ああ、経営理念ならあるよ、とおっしゃる社長も多いですが、ホームページに書いてあるだけ、社長室の額に飾ってあるだけ…の形だけの理念やビジョンではなく、会社の中央にどっしりと構え、全ての物事の物差しとなり得るものである必要があります。そこには、「自社が何のために存在し、どこへ向かって、何を成し遂げるのか?」を誰もが読める言葉で刻む必要があります。その柱があることで、会社や社員がこれまでやってきたことの意味や意義を感じることができるし、自信につながります。

 

互いに助け合ったり協力したりしたことが会社の歴史をつくってきたのだということや、会社の存在意義とは「売上」とか「利益」といった数字だけじゃないということにも気づくことができます。

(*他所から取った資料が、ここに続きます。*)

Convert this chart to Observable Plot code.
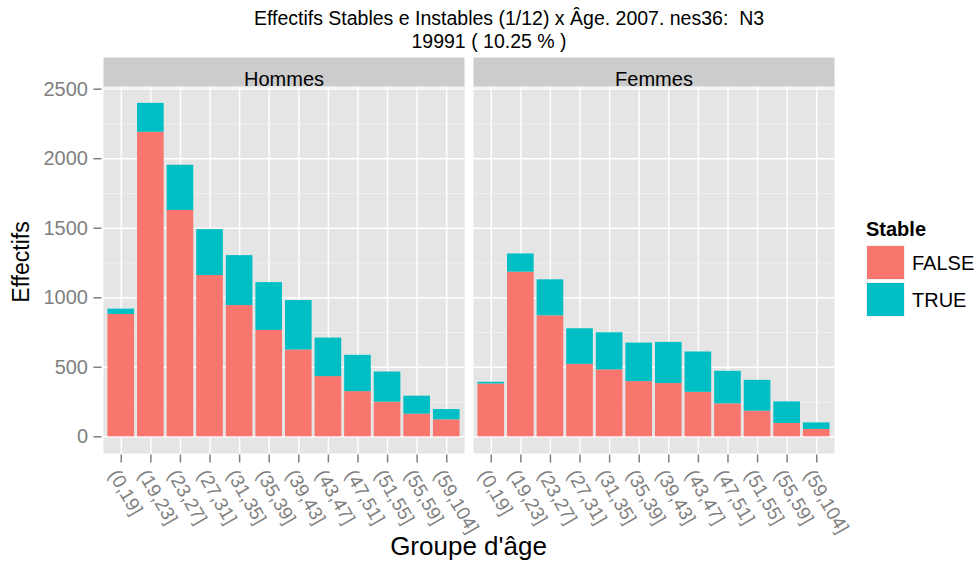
<!DOCTYPE html>
<html>
<head>
<meta charset="utf-8">
<script src="https://cdn.jsdelivr.net/npm/d3@7"></script>
<script src="https://cdn.jsdelivr.net/npm/@observablehq/plot@0.6"></script>
<style>
  html, body { margin: 0; padding: 0; background: white; }
  #wrap { position: relative; width: 978px; height: 561px; font-family: "Liberation Sans", Arial, Helvetica, sans-serif; overflow: hidden; }
  #wrap svg { position: absolute; left: 0; top: 0; }
  .ov { position: absolute; white-space: pre; color: black; line-height: 1; }
  .key { position: absolute; width: 39px; height: 35px; box-sizing: border-box; border: 1px solid #f2f2f2; }
</style>
</head>
<body>
<div id="wrap"></div>
<script>
// ---- data ----
const ageGroups = ["(0,19]","(19,23]","(23,27]","(27,31]","(31,35]","(35,39]","(39,43]","(43,47]","(47,51]","(51,55]","(55,59]","(59,104]"];
const sexes = ["Hommes","Femmes"];
const stableLevels = ["FALSE","TRUE"];
const hommesFalse = [880, 2190, 1628, 1160, 944, 765, 624, 433, 325, 249, 163, 122];
const hommesTrue  = [38, 208, 325, 330, 359, 344, 356, 277, 261, 217, 129, 74];
const femmesFalse = [380, 1184, 870, 521, 481, 397, 383, 320, 237, 184, 96, 53];
const femmesTrue  = [12, 131, 259, 256, 267, 277, 296, 290, 234, 222, 155, 47];
const yTicks = [0, 500, 1000, 1500, 2000, 2500];
const yMinorTicks = [250, 750, 1250, 1750, 2250];
const titleLine1 = "Effectifs Stables e Instables (1/12) x Âge. 2007. nes36:  N3";
const titleLine2 = "19991 ( 10.25 % )";
const xTitle = "Groupe d'âge";
const yTitle = "Effectifs";
const legendTitle = "Stable";

const fillColors = ["#F8766D", "#00BFC4"];

// build table
const series = {Hommes: [hommesFalse, hommesTrue], Femmes: [femmesFalse, femmesTrue]};
const data = [];
for (const sex of sexes) {
  ageGroups.forEach((age, i) => {
    stableLevels.forEach((st, k) => {
      data.push({sex, age, stable: st, n: series[sex][k][i]});
    });
  });
}

const chart = Plot.plot({
  width: 978,
  height: 561,
  marginTop: 87,
  marginBottom: 108,
  marginLeft: 103,
  marginRight: 143.5,
  style: {fontFamily: "Liberation Sans, Arial, Helvetica, sans-serif", background: "transparent", overflow: "visible"},
  fx: {domain: sexes, paddingInner: 0.0233, paddingOuter: 0, axis: null, label: null},
  x: {domain: ageGroups, paddingInner: 0.1, paddingOuter: 0.15, round: false, label: null},
  y: {domain: [-120, 2512], label: null},
  color: {domain: stableLevels, range: fillColors},
  marks: [
    Plot.frame({fill: "#E5E5E5", stroke: "none"}),
    Plot.gridY(yMinorTicks, {stroke: "#F2F2F2", strokeOpacity: 1, strokeWidth: 0.9}),
    Plot.gridY(yTicks, {stroke: "white", strokeOpacity: 1, strokeWidth: 1.4}),
    Plot.gridX({stroke: "white", strokeOpacity: 1, strokeWidth: 1.4}),
    Plot.barY(data, Plot.stackY({fx: "sex", x: "age", y: "n", fill: "stable"})),
    Plot.frame({fill: "#CCCCCC", stroke: "none", insetTop: -30, insetBottom: 367}),
    Plot.text(sexes, {fx: d => d, text: d => d, frameAnchor: "top", dy: -15.5, fontSize: 20, fill: "black"}),
    Plot.axisY(yTicks, {tickSize: 8, tickPadding: 6, fontSize: 20, fill: "#7F7F7F", stroke: "#7F7F7F", strokeWidth: 1.5, dx: -1.5, label: null, tickFormat: d => String(d)}),
    Plot.axisX({tickSize: 8, text: null, stroke: "#7F7F7F", strokeWidth: 1.5, dy: 1.5, label: null}),
    Plot.axisX({tickSize: 0, tickPadding: 13.5, tickRotate: 60, fontSize: 19, fill: "#7F7F7F", dx: -8, dy: 4.5, label: null})
  ]
});

const wrap = document.getElementById("wrap");
wrap.appendChild(chart);

function addDiv(text, css, cls = "ov") {
  const d = document.createElement("div");
  d.className = cls;
  d.textContent = text;
  Object.assign(d.style, css);
  wrap.appendChild(d);
  return d;
}

// title
addDiv(titleLine1, {left: "509px", top: "19px", fontSize: "19.5px", transform: "translate(-50%,-50%)"});
addDiv(titleLine2, {left: "489px", top: "42px", fontSize: "19.5px", transform: "translate(-50%,-50%)"});
// axis titles
addDiv(xTitle, {left: "468.5px", top: "546px", fontSize: "26px", transform: "translate(-50%,-50%)"});
addDiv(yTitle, {left: "21px", top: "262px", fontSize: "23px", transform: "translate(-50%,-50%) rotate(-90deg)"});
// legend
addDiv(legendTitle, {left: "866px", top: "229px", fontSize: "20px", fontWeight: "bold", transform: "translateY(-50%)"});
stableLevels.forEach((lv, i) => {
  addDiv("", {left: "866px", top: (245 + i * 36.5) + "px", background: fillColors[i]}, "key");
  addDiv(lv, {left: "912px", top: (263 + i * 36.5) + "px", fontSize: "20px", transform: "translateY(-50%)"});
});
</script>
</body>
</html>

「勝った」「負けた」の結果だけが全てではないということです。

 

将来、新商品のアイディアを出す時には、必ず社内のリソース(技術や資金以外に顧客や過去の実績など)を洗い出す必要がありますし、新たな商品が出来上がって伝達しようとした時には、世間から「なぜこれを生み出したのですか?」と必ずストーリーを聞かれます。

必ずです。

これだけ世の中にモノが溢れている時代に新しいものを創り出して売って行こうとする時、それが単なる金儲けだと思われた瞬間に市場から相手にしてもらえなくなります。今、社会が求めているのは共存・共栄であり、そして共感が得られるものしか選ばれないからです。

 

会社が「健康」でいる状態…それは、そこに「希望」があり、「未来」があることです。会社の未来を創り出すのは社長の仕事なのです。御社の経営のど真ん中に太い柱を立て、本当の意味での健康経営、始めませんか?